■ WRITTEN REQUEST
Search the listing below for the string "matplotlib" and show each line that contains it.
# start of SUPPLIED MATERIAL
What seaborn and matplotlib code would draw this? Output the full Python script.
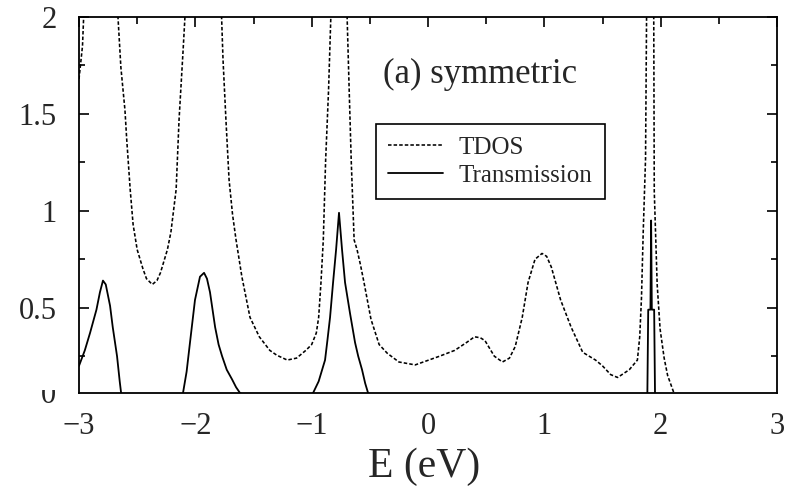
import matplotlib
matplotlib.use("Agg")
import matplotlib.pyplot as plt
from matplotlib.transforms import Bbox
import seaborn as sns
import pandas as pd

# Total density of states (energy in eV, arbitrary units); values above 2 run off the top
tdos_e = [-3.00, -2.97, -2.94, -2.80, -2.68, -2.665, -2.64, -2.605, -2.59, -2.56,
          -2.535, -2.50, -2.45, -2.42, -2.37, -2.33, -2.30, -2.24, -2.21, -2.165,
          -2.14, -2.105, -2.08, -1.93, -1.78, -1.762, -1.737, -1.71, -1.68, -1.65,
          -1.60, -1.53, -1.45, -1.36, -1.30, -1.21, -1.13, -1.05, -1.00, -0.96,
          -0.94, -0.92, -0.90, -0.88, -0.855, -0.83, -0.78, -0.70, -0.675, -0.66,
          -0.635, -0.61, -0.58, -0.55, -0.49, -0.42, -0.35, -0.25, -0.11, 0.10,
          0.23, 0.33, 0.40, 0.45, 0.49, 0.57, 0.64, 0.70, 0.75, 0.81,
          0.86, 0.92, 0.98, 1.02, 1.06, 1.14, 1.23, 1.33, 1.44, 1.50,
          1.57, 1.63, 1.73, 1.80, 1.82, 1.835, 1.85, 1.87, 1.88, 1.91,
          1.94, 1.945, 1.97, 1.995, 2.03, 2.06, 2.12, 2.20, 3.00]
tdos_v = [1.68, 1.85, 2.30, 4.00, 2.30, 2.00, 1.74, 1.52, 1.37, 1.11,
          0.93, 0.80, 0.70, 0.65, 0.62, 0.64, 0.68, 0.80, 0.89, 1.11,
          1.47, 1.83, 2.10, 4.00, 2.10, 1.78, 1.47, 1.16, 0.98, 0.85,
          0.66, 0.45, 0.35, 0.28, 0.255, 0.23, 0.24, 0.28, 0.31, 0.37,
          0.45, 0.63, 0.85, 1.26, 1.62, 2.10, 4.00, 2.10, 1.57, 1.26,
          0.85, 0.80, 0.72, 0.63, 0.44, 0.31, 0.265, 0.22, 0.205, 0.25,
          0.28, 0.32, 0.35, 0.345, 0.33, 0.25, 0.22, 0.24, 0.30, 0.45,
          0.63, 0.75, 0.78, 0.765, 0.71, 0.54, 0.40, 0.27, 0.23, 0.20,
          0.155, 0.14, 0.18, 0.23, 0.35, 0.55, 0.89, 1.27, 2.10, 5.00,
          2.10, 1.10, 0.62, 0.39, 0.24, 0.15, 0.05, 0.02, 0.00]

# Transmission coefficient
trans_e = [-3.00, -2.95, -2.905, -2.85, -2.82, -2.794, -2.77, -2.733, -2.71, -2.673,
           -2.65, -2.63, -2.50, -2.13, -2.106, -2.075, -2.046, -2.003, -1.96, -1.925,
           -1.90, -1.874, -1.83, -1.80, -1.77, -1.73, -1.684, -1.65, -1.616, -1.50,
           -1.10, -0.988, -0.94, -0.885, -0.865, -0.842, -0.816, -0.79, -0.765, -0.739,
           -0.713, -0.67, -0.627, -0.60, -0.567, -0.54, -0.515, -0.40, 1.87, 1.885,
           1.893, 1.912, 1.918, 1.924, 1.944, 1.952, 1.96, 3.00]
trans_v = [0.20, 0.28, 0.37, 0.49, 0.58, 0.64, 0.62, 0.51, 0.40, 0.25,
           0.12, 0.02, 0.00, 0.00, 0.06, 0.17, 0.32, 0.54, 0.66, 0.68,
           0.65, 0.58, 0.40, 0.31, 0.25, 0.18, 0.13, 0.09, 0.06, 0.02,
           0.00, 0.06, 0.12, 0.23, 0.33, 0.45, 0.63, 0.80, 0.99, 0.80,
           0.63, 0.47, 0.32, 0.25, 0.18, 0.11, 0.06, 0.01, 0.00, 0.02,
           0.49, 0.49, 0.95, 0.49, 0.49, 0.02, 0.00, 0.00]

x_ticks = [-3, -2, -1, 0, 1, 2, 3]
y_ticks = [0.5, 1, 1.5, 2]

sns.set_style("white")
plt.rcParams["font.family"] = ["Liberation Serif", "DejaVu Serif"]

fig = plt.figure(figsize=(7.87, 4.87), dpi=100)
ax = fig.add_axes([79 / 787, 94 / 487, 698 / 787, 376 / 487])

tdos = pd.DataFrame({"E": tdos_e, "v": tdos_v})
trans = pd.DataFrame({"E": trans_e, "v": trans_v})

sns.lineplot(data=tdos, x="E", y="v", ax=ax, color="black", lw=1.15,
             linestyle=(0, (2.2, 1.3)), label="TDOS", estimator=None, sort=False)
sns.lineplot(data=trans, x="E", y="v", ax=ax, color="black", lw=1.3,
             label="Transmission", estimator=None, sort=False)

ax.set_xlim(-3, 3)
ax.set_ylim(0.06, 2)
ax.set_xticks(x_ticks)
ax.set_xticklabels([f"{t:g}".replace("-", "\u2212") for t in x_ticks])
ax.set_xticks([-2.5, -1.5, -0.5, 0.5, 1.5, 2.5], minor=True)
ax.set_yticks(y_ticks)
ax.set_yticklabels([f"{t:g}" for t in y_ticks])
ax.set_yticks([0.25, 0.75, 1.25, 1.75], minor=True)

for s in ax.spines.values():
    s.set_visible(True)
    s.set_color("black")
    s.set_linewidth(1.3)

ax.tick_params(axis="x", which="both", direction="in", bottom=False, top=True,
               labelbottom=True, labelsize=22, pad=14, color="black", width=1.2)
ax.tick_params(axis="x", which="major", length=7.2)
ax.tick_params(axis="x", which="minor", length=5)
ax.tick_params(axis="y", which="both", direction="in", left=True, right=True,
               labelsize=22, pad=16, color="black", width=1.2)
ax.tick_params(axis="y", which="major", length=7.5)
ax.tick_params(axis="y", which="minor", length=4)

ax.set_xlabel("E (eV)", fontsize=30)
ax.xaxis.set_label_coords(0.494, -0.144)
ax.set_ylabel("")

# Zero label sits on the bottom edge, its upper half hidden
zero = fig.text(56 / 787, 1 - 403 / 487, "0", ha="right", va="baseline", fontsize=22)
zero.set_clip_box(Bbox.from_extents(0, 0, 787, 487 - 390))
zero.set_clip_on(True)

ax.text(0.4355, 0.846, "(a) symmetric", transform=ax.transAxes,
        fontsize=25, ha="left", va="center")

leg = ax.legend(loc="upper left", bbox_to_anchor=(0.4255, 0.7154), borderaxespad=0,
                fontsize=18, frameon=True, fancybox=False, framealpha=1,
                edgecolor="black", handlelength=2.2, handletextpad=0.6,
                borderpad=0.5, labelspacing=0.2)
leg.get_frame().set_linewidth(1.2)

fig.savefig("out.png", dpi=100)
# end of SUPPLIED MATERIAL
■ ANSWER FOR THIS EXERCISE
What seaborn and matplotlib code would draw this? Output the full Python script.
import matplotlib
matplotlib.use("Agg")
import matplotlib.pyplot as plt
from matplotlib.transforms import Bbox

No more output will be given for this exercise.